There must be an app somewhere that can do that. Top of mind... maybe an excel sheet?


----------



## magellan (Mar 28, 2017)

Sorry it took so long to notice this, but I just use the Appigo To Do task app which runs on both my iPhone and iPad to make notes. It also has very good replication over the internet so I can keep multiple copies in case one device fails.


----------



## Bdm82 (Mar 28, 2017)

I use Excel, uploaded to Google docs. As I track everything from purchase date to runtimes and every spec in between, I needed many columns...


----------



## redvalkyrie (Mar 29, 2017)

I'm at the point of needing to catalogue my collection of Malkoffs. I'll probably try the app mentioned first and then give the old excel a try. 

I currently use a label maker to mark what Malkoff drop-in is in each host. Seriously, if I didn't do this I would have no idea as the amount has surpassed my aging memory's abilities.


----------



## Lynx_Arc (Mar 29, 2017)

I've made spreadsheets with open office calc for my 18650s and other stuff since I don't have excel nor can I afford to get it.


----------



## scout24 (Mar 29, 2017)

I bow to you folks and your organizational skills. My cataloging consists of "I think that one's over here...". I have trimmed down the collection quite a bit, but still have more lights than I should.


----------



## MAD777 (Mar 29, 2017)

I use Excel spreadsheet and record every detail about my lights.


----------



## bykfixer (Mar 29, 2017)

I don't. 

I'm afraid my wife might see it.


----------



## mcbrat (Mar 29, 2017)

bykfixer said:


> I don't.
> 
> I'm afraid my wife might see it.



I keep the price/value column hidden  plus it's only on my desktop and not on the Shared drive....


----------



## Crazyeddiethefirst (Mar 29, 2017)

Cataloging my collection is on the list, but a simultaneous project is taking the instructions for my 300-400 lights & organizing them by maker. It is so easy to just Google a light if I have forgotten how to access hidden modes or some other feature I keep putting it off. I also have three large clear plastic compartmented cases that have all spare o-rings, lanyards, clips not in use, etc.
If I get the cataloging done, Then I can get my wardrobe boxes full of flashlight boxes, put the light, spare parts & instructions all together and have the mother of all flashlight sales...


----------



## bykfixer (Mar 29, 2017)

mcbrat said:


> I keep the price/value column hidden  plus it's only on my desktop and not on the Shared drive....

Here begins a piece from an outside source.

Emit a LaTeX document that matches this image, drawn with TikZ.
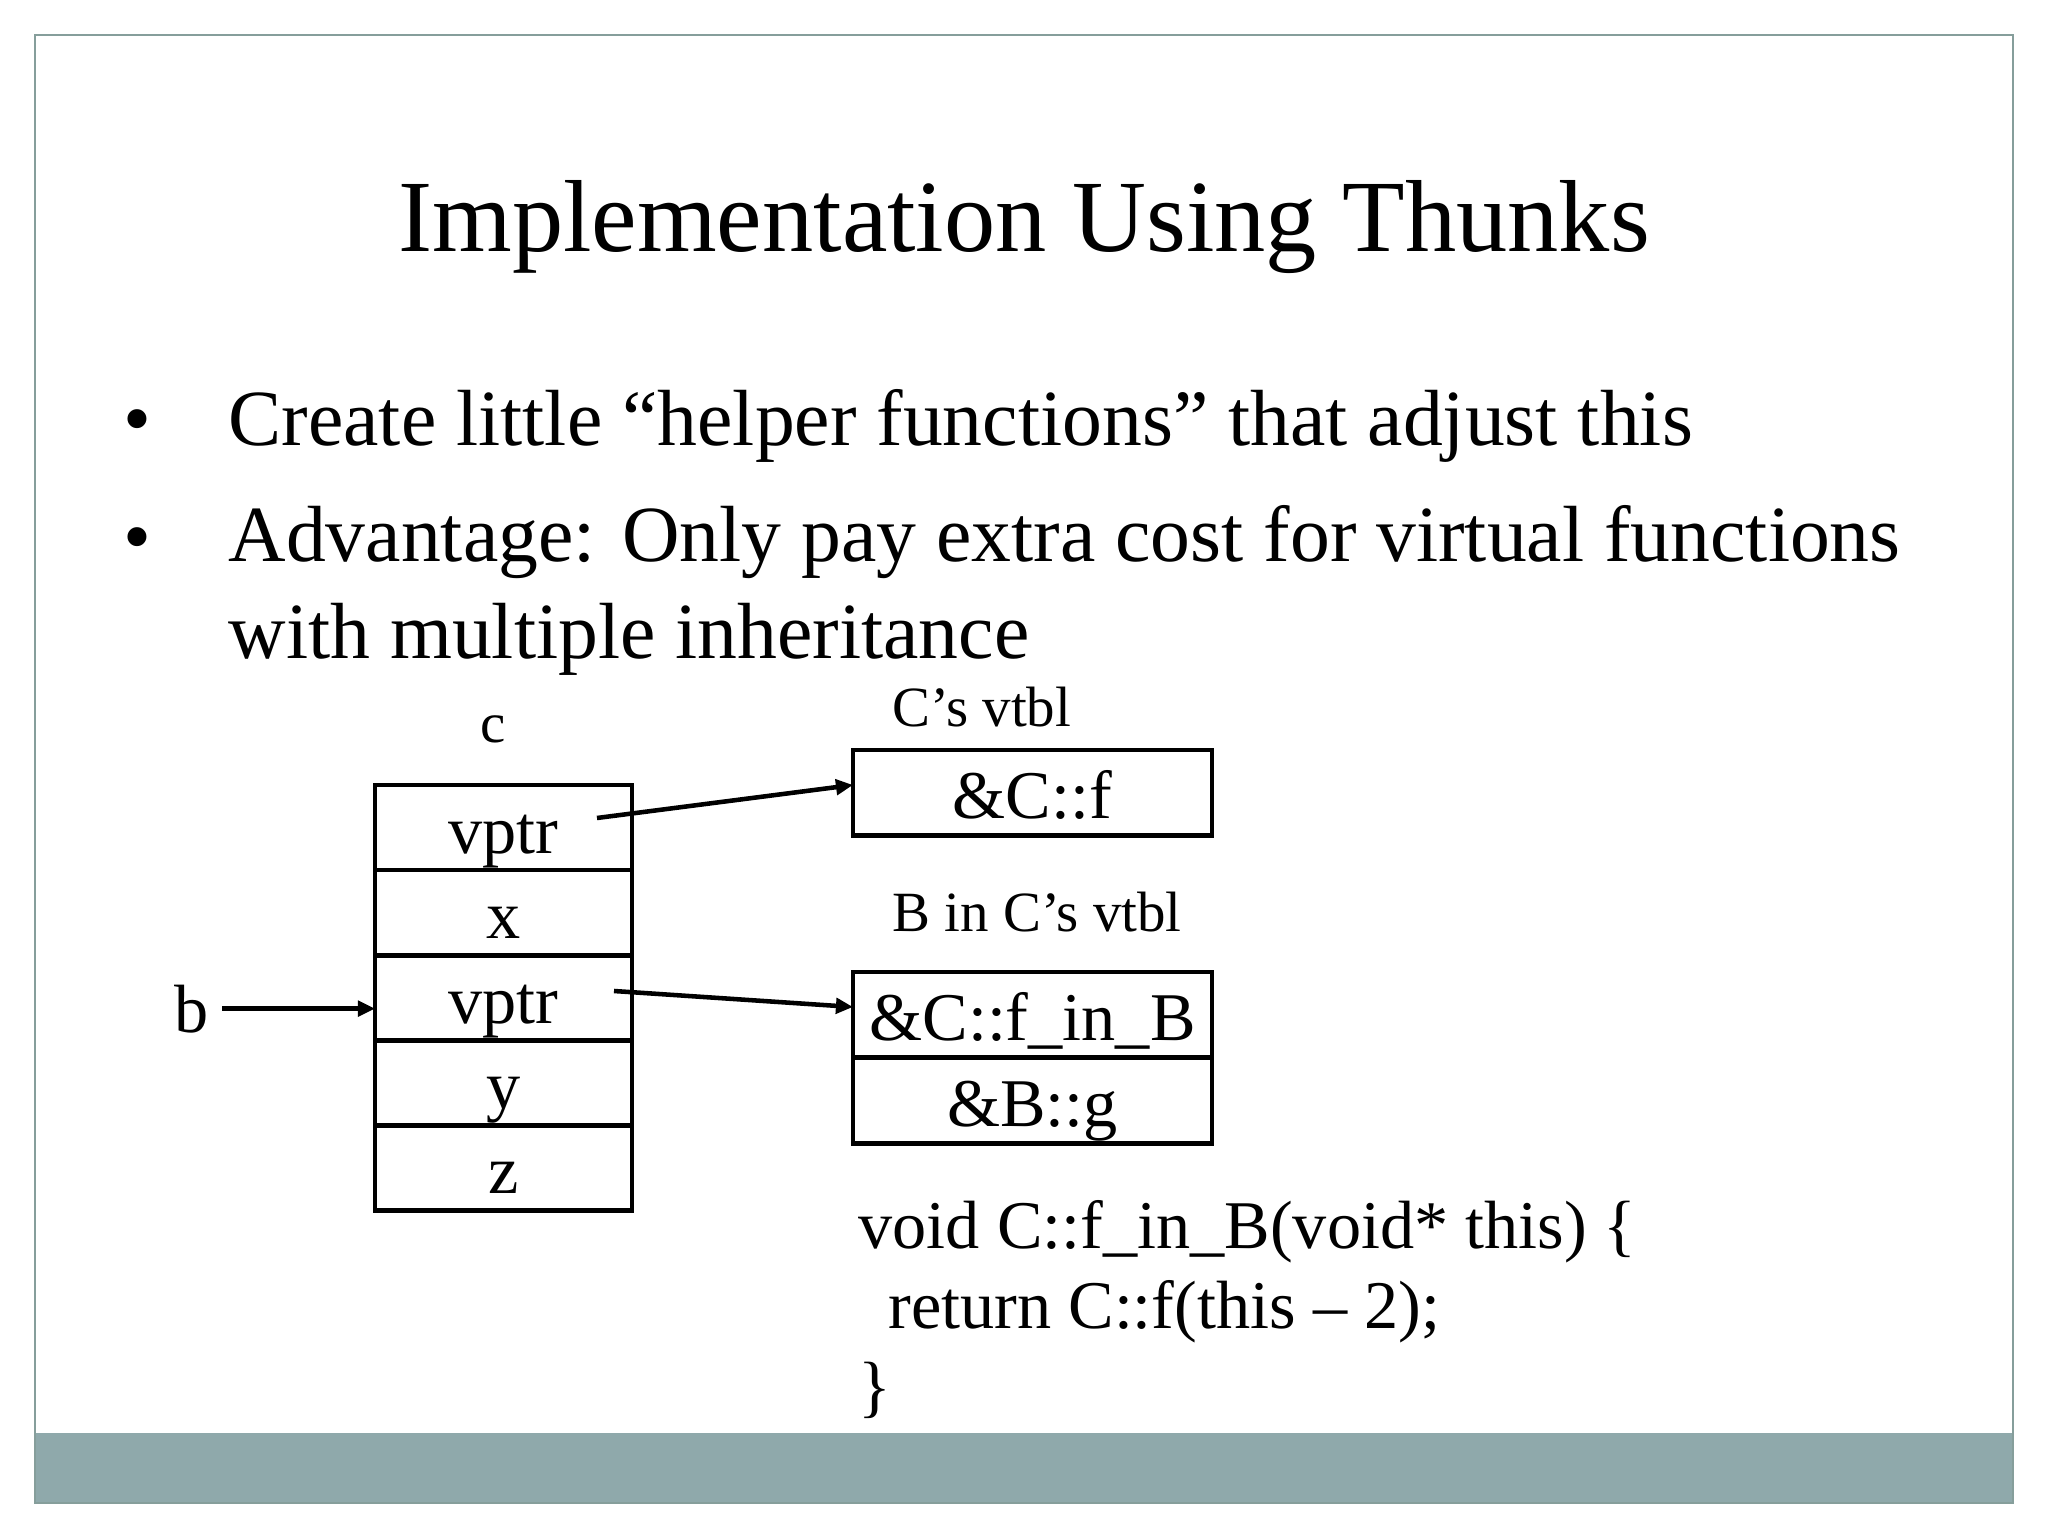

I aint worried about her knowing the how much and all that. We don't hide that kinda stuff from each other...

No I'm afraid she'll remind me that I only have 18 of the 20 Franco models made and start seeking out the other two for me. That sorta thing.


----------



## ShineOnYouCrazyDiamond (Mar 29, 2017)

I just use a Word document that I update pretty regularly. I separate it into production and custom lights, parts, upgrades, etc. It let's me track what I have and things I am working on.


----------